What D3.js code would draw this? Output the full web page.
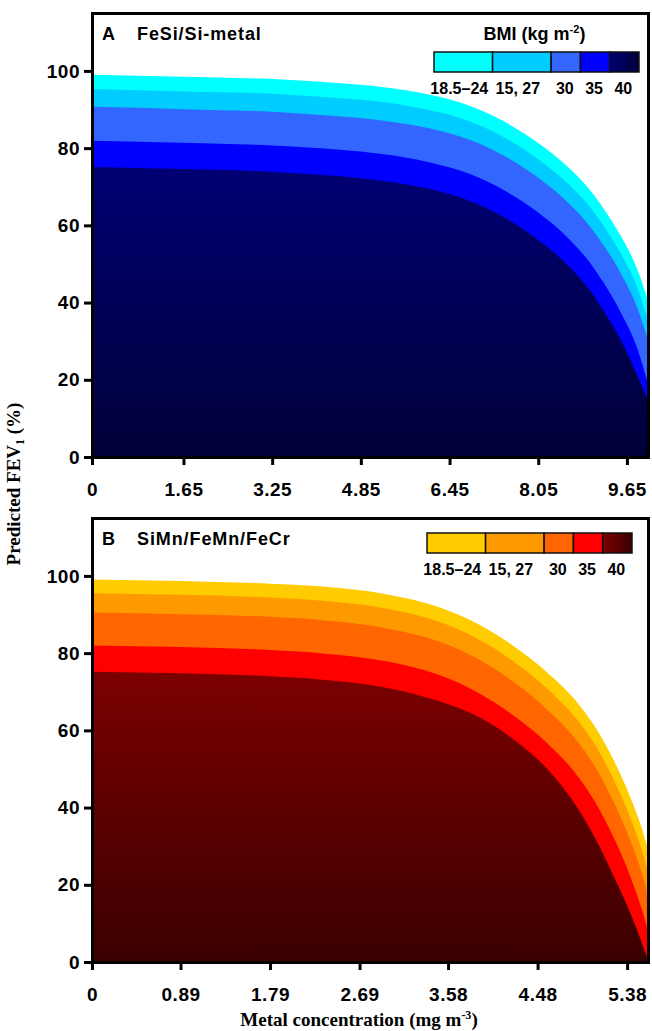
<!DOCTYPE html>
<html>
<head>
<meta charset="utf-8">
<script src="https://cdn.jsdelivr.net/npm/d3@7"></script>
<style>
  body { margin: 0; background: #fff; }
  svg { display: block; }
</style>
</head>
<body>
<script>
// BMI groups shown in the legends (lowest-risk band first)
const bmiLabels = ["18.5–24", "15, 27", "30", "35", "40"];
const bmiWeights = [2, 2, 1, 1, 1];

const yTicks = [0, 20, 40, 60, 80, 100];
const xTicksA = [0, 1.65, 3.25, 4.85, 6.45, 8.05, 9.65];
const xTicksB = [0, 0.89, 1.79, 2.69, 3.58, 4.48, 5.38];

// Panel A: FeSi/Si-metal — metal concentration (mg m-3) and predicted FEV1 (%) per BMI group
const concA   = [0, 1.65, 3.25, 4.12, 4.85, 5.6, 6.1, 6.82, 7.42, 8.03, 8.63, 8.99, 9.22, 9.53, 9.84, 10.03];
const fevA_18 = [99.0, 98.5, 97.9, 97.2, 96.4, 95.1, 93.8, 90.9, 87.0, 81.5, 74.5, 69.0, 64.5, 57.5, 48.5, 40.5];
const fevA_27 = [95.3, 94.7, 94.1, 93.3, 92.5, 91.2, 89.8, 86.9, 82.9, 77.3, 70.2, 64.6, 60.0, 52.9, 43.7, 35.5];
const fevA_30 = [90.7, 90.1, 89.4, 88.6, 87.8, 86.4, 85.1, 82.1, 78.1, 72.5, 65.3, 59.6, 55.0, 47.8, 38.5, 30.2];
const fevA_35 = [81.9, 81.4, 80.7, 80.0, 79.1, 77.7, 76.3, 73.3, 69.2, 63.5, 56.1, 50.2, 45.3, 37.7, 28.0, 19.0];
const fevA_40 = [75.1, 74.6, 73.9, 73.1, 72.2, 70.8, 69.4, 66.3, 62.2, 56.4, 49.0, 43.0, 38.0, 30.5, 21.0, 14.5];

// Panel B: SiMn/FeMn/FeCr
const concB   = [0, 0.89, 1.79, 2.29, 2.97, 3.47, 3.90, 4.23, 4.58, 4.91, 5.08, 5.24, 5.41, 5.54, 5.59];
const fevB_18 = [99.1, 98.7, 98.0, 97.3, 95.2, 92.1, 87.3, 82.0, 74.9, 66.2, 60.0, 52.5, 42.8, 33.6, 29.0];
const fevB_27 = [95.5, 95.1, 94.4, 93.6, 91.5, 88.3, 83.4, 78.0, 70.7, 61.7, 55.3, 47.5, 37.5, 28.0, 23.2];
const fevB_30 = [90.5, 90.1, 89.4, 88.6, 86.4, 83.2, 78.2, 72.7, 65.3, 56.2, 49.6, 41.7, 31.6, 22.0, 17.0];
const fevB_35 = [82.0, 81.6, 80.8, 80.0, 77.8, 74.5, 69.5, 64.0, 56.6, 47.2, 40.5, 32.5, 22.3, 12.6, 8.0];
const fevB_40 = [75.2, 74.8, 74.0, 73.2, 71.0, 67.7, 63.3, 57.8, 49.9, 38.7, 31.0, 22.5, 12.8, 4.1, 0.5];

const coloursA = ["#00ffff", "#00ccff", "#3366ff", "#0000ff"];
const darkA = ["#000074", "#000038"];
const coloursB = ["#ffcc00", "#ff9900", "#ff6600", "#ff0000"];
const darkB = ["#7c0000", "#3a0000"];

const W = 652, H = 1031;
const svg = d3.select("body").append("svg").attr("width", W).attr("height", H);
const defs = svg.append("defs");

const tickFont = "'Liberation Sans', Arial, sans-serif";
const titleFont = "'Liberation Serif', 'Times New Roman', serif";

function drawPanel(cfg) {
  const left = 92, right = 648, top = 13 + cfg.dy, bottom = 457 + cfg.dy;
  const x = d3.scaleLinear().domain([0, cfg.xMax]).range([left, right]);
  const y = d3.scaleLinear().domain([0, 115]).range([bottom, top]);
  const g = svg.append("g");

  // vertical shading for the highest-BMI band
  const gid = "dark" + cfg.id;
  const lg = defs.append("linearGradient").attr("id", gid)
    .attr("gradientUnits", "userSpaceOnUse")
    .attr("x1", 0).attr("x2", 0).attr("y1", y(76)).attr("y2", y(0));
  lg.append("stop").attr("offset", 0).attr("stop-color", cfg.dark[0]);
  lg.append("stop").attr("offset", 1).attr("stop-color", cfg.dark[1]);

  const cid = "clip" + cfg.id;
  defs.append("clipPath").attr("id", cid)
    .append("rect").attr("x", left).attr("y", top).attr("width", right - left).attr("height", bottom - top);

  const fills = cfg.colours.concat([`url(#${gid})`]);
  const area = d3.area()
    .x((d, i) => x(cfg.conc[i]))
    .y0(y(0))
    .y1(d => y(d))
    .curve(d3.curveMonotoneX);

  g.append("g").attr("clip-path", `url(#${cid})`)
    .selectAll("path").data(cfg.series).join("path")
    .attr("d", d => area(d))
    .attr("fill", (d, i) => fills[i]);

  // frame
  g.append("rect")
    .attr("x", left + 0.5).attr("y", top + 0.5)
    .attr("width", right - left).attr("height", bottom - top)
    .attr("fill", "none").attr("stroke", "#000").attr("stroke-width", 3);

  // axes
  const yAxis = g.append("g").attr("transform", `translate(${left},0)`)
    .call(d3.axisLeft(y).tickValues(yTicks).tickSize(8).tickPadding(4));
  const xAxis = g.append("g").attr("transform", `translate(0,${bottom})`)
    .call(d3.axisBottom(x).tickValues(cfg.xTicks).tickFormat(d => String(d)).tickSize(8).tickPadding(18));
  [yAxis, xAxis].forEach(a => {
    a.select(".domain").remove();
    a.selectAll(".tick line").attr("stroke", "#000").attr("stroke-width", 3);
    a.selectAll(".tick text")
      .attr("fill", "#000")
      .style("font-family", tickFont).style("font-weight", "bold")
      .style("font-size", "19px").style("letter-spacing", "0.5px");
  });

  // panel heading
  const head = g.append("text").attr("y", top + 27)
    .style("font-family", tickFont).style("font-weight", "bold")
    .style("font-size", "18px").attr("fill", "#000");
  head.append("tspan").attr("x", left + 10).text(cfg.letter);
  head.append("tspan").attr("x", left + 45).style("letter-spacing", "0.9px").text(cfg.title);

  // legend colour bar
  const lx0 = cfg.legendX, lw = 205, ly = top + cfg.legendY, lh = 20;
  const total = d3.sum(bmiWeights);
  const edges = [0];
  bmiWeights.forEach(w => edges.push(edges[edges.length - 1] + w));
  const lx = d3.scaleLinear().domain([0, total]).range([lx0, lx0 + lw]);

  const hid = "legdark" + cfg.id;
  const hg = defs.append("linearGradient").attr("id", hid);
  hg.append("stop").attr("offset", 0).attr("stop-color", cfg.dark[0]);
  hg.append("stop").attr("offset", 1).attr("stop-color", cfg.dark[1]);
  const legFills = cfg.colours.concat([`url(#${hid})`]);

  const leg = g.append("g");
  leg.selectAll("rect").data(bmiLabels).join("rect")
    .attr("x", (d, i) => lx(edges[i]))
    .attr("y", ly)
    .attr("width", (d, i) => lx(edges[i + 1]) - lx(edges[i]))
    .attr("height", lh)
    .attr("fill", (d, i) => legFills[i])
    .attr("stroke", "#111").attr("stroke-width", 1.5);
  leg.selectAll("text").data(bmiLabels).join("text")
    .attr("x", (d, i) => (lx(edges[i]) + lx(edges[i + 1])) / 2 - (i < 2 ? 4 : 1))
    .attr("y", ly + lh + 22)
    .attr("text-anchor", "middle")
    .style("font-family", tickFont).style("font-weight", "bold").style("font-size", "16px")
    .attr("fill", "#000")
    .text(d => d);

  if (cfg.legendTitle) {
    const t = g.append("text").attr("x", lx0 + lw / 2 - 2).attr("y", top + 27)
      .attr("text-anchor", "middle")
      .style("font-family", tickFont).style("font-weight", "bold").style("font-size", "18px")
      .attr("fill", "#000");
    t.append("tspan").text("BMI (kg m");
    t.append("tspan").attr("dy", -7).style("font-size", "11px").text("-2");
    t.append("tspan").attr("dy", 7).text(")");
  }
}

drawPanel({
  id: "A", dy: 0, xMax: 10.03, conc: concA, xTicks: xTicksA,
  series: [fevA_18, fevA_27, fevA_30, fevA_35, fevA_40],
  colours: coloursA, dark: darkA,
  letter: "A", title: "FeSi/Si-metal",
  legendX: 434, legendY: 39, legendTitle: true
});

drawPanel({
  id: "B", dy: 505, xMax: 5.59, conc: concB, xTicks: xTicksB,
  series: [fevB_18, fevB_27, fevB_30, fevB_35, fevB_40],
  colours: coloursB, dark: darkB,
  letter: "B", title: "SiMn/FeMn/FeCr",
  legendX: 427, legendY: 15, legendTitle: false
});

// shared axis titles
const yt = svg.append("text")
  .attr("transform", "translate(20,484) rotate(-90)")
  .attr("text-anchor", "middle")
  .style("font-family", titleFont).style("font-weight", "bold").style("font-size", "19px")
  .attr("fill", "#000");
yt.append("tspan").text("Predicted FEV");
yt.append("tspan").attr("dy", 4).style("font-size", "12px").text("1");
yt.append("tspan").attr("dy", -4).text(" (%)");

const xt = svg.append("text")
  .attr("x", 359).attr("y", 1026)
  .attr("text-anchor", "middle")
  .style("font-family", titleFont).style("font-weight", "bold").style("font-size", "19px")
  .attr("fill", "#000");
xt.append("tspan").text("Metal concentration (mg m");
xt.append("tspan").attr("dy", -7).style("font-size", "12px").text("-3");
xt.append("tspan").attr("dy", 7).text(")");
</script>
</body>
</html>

______

- TASK STATEMENT -
Reproduce exactly the run of lines that opens the listing and closes with the line holding "const xTicksB = [0, 0.89, 1.79, 2.69, 3.58, 4.48, 5.38];". Pictures are excluded.

- ANSWER IN FULL -
What D3.js code would draw this? Output the full web page.
<!DOCTYPE html>
<html>
<head>
<meta charset="utf-8">
<script src="https://cdn.jsdelivr.net/npm/d3@7"></script>
<style>
  body { margin: 0; background: #fff; }
  svg { display: block; }
</style>
</head>
<body>
<script>
// BMI groups shown in the legends (lowest-risk band first)
const bmiLabels = ["18.5–24", "15, 27", "30", "35", "40"];
const bmiWeights = [2, 2, 1, 1, 1];

const yTicks = [0, 20, 40, 60, 80, 100];
const xTicksA = [0, 1.65, 3.25, 4.85, 6.45, 8.05, 9.65];
const xTicksB = [0, 0.89, 1.79, 2.69, 3.58, 4.48, 5.38];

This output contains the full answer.